Research Article: Broadly Reactive Human CD8 T Cells that Recognize an Epitope Conserved between VZV, HSV and EBV

Date Published: March 27, 2014

Publisher: Public Library of Science

Author(s): Christopher Chiu, Megan McCausland, John Sidney, Fuh-Mei Duh, Nadine Rouphael, Aneesh Mehta, Mark Mulligan, Mary Carrington, Andreas Wieland, Nicole L. Sullivan, Adriana Weinberg, Myron J. Levin, Bali Pulendran, Bjoern Peters, Alessandro Sette, Rafi Ahmed, Frank Carbone.

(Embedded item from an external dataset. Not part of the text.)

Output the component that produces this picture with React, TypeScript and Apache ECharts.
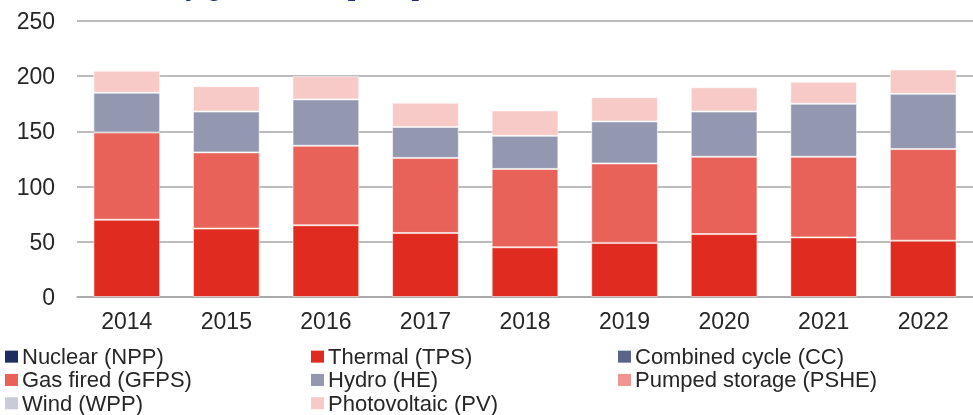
import React, { useEffect, useRef } from "react";
import * as echarts from "echarts";

const years = ["2014", "2015", "2016", "2017", "2018", "2019", "2020", "2021", "2022"];
const nuclear = [0, 0, 0, 0, 0, 0, 0, 0, 0];
const thermal = [70, 62, 65, 58, 45, 49, 57, 54, 51];
const combinedCycle = [0, 0, 0, 0, 0, 0, 0, 0, 0];
const gasFired = [79, 69, 72, 68, 71, 72, 70, 73, 83];
const hydro = [36, 37, 42, 28, 30, 38, 41, 48, 50];
const pumpedStorage = [0, 0, 0, 0, 0, 0, 0, 0, 0];
const wind = [0, 0, 0, 0, 0, 0, 0, 0, 0];
const photovoltaic = [20, 23, 21, 22, 23, 22, 22, 20, 22];
const yTicks = { min: 0, max: 250, interval: 50 };

const seriesDefs = [
  { name: "Nuclear (NPP)", data: nuclear, color: "#1F2D5E" },
  { name: "Thermal (TPS)", data: thermal, color: "#E02B20" },
  { name: "Combined cycle (CC)", data: combinedCycle, color: "#5A6388" },
  { name: "Gas fired (GFPS)", data: gasFired, color: "#E8625A" },
  { name: "Hydro (HE)", data: hydro, color: "#9398B0" },
  { name: "Pumped storage (PSHE)", data: pumpedStorage, color: "#F0958F" },
  { name: "Wind (WPP)", data: wind, color: "#C9CBD8" },
  { name: "Photovoltaic (PV)", data: photovoltaic, color: "#F7C9C7" },
];

const FONT = "'Liberation Sans', Arial, sans-serif";

export default function App() {
  const ref = useRef<HTMLDivElement>(null);
  useEffect(() => {
    if (!ref.current) return;
    const chart = echarts.init(ref.current, undefined, { renderer: "svg" });
    const legendBase = {
      orient: "vertical" as const,
      top: 345,
      padding: 0,
      itemGap: 0,
      itemWidth: 13,
      itemHeight: 12,
      itemStyle: { borderWidth: 0 },
      icon: "rect",
      selectedMode: false,
      textStyle: { fontSize: 22, color: "#262626", fontFamily: FONT, lineHeight: 23.3, padding: [0, 0, 0, -1] },
    };
    chart.setOption({
      animation: false,
      textStyle: { fontFamily: FONT },
      grid: { left: 77, right: 0, top: 21, bottom: 118, containLabel: false },
      legend: [
        { ...legendBase, left: 5, data: ["Nuclear (NPP)", "Gas fired (GFPS)", "Wind (WPP)"] },
        { ...legendBase, left: 311, data: ["Thermal (TPS)", "Hydro (HE)", "Photovoltaic (PV)"] },
        { ...legendBase, left: 618, data: ["Combined cycle (CC)", "Pumped storage (PSHE)"] },
      ],
      graphic: [
        {
          type: "text",
          left: 75,
          top: -26,
          style: {
            text: "Electricity generation [TWh]",
            fontSize: 26,
            fontWeight: "bold",
            fill: "#1F2D6A",
            fontFamily: FONT,
          },
        },
      ],
      xAxis: {
        type: "category",
        data: years,
        axisLine: { lineStyle: { color: "#A6A6A6", width: 1.5 } },
        axisTick: { show: false },
        axisLabel: { fontSize: 23, color: "#262626", margin: 12, fontFamily: FONT },
      },
      yAxis: {
        type: "value",
        min: yTicks.min,
        max: yTicks.max,
        interval: yTicks.interval,
        axisLine: { show: false },
        axisTick: { show: false },
        axisLabel: { fontSize: 23, color: "#262626", margin: 22, fontFamily: FONT },
        splitLine: { lineStyle: { color: "#A6A6A6", width: 1.5 } },
      },
      series: seriesDefs.map((s) => {
        const nonzero = s.data.some((v) => v > 0);
        return {
          name: s.name,
          type: "bar",
          stack: "total",
          barWidth: "67%",
          data: s.data,
          itemStyle: {
            color: s.color,
            borderColor: "rgba(255,255,255,0.55)",
            borderWidth: nonzero ? 1 : 0,
          },
        };
      }),
    });
    return () => chart.dispose();
  }, []);
  return (
    <div
      ref={ref}
      style={{ position: "fixed", left: 0, top: 0, width: 973, height: 415 }}
    />
  );
}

Human herpesviruses are important causes of potentially severe chronic infections for which T cells are believed to be necessary for control. In order to examine the role of virus-specific CD8 T cells against Varicella Zoster Virus (VZV), we generated a comprehensive panel of potential epitopes predicted in silico and screened for T cell responses in healthy VZV seropositive donors. We identified a dominant HLA-A*0201-restricted epitope in the VZV ribonucleotide reductase subunit 2 and used a tetramer to analyze the phenotype and function of epitope-specific CD8 T cells. Interestingly, CD8 T cells responding to this VZV epitope also recognized homologous epitopes, not only in the other α-herpesviruses, HSV-1 and HSV-2, but also the γ-herpesvirus, EBV. Responses against these epitopes did not depend on previous infection with the originating virus, thus indicating the cross-reactive nature of this T cell population. Between individuals, the cells demonstrated marked phenotypic heterogeneity. This was associated with differences in functional capacity related to increased inhibitory receptor expression (including PD-1) along with decreased expression of co-stimulatory molecules that potentially reflected their stimulation history. Vaccination with the live attenuated Zostavax vaccine did not efficiently stimulate a proliferative response in this epitope-specific population. Thus, we identified a human CD8 T cell epitope that is conserved in four clinically important herpesviruses but that was poorly boosted by the current adult VZV vaccine. We discuss the concept of a “pan-herpesvirus” vaccine that this discovery raises and the hurdles that may need to be overcome in order to achieve this.

Partial Text

The family Herpesviridae encompasses several highly prevalent human pathogens that cause a spectrum of diseases ranging from mildly symptomatic to severe life-threatening illness [1]. All herpesvirus subfamilies (α, β, and γ) share one important characteristic: the ability to evade the immune response while persisting as latent infections in a state of minimal gene transcription. In many individuals, latent herpesviruses cause no further disease. However, reactivations do occur that lead to considerable morbidity and mortality as well as promoting onward transmission. These events are most frequent in individuals with immunosuppression or immunosenescence [2]. However, asymptomatic reactivation can also occur in immunocompetent individuals, leading to recurrent stimulation of host immunity by herpesvirus antigens [3], [4]. T cells are essential both for recovery from primary herpesvirus infections and prevention of symptomatic reactivation [5]. VZV-specific T cells that secrete Th1 cytokines and exhibit cytolytic activity are detectable following chicken pox [6]. While virus exposure also induces antibodies, the absence of antibodies in children with agammaglobulinemia does not lead to more severe disease [7]. Conversely, the waning T cell immunity that occurs with older age is associated with greater frequency and severity of reactivations [8].

Several T cell epitopes have previously been described that are conserved between HSV-1 and HSV-2 [20], including the epitopes described here [21]. However, it is interesting to find that these conserved epitopes exist more widely in viruses as divergent as the α- and γ-herpesviruses. Here, we have shown that this epitope is, in fact, broadly conserved between 4 different clinically important herpesvirus species despite their sequence divergence. Furthermore, all epitopes were capable of stimulating CD8 T cells even in individuals with no evidence of previous exposure to that virus. Earlier studies have indeed noted that HSV-specific T cells are detectable in a proportion of individuals seronegative for HSV. It was then proposed that these T cells might be induced by subclinical infection or exposure without infection, but our findings suggest that cross-reactivity of T cells may be an alternative explanation [22].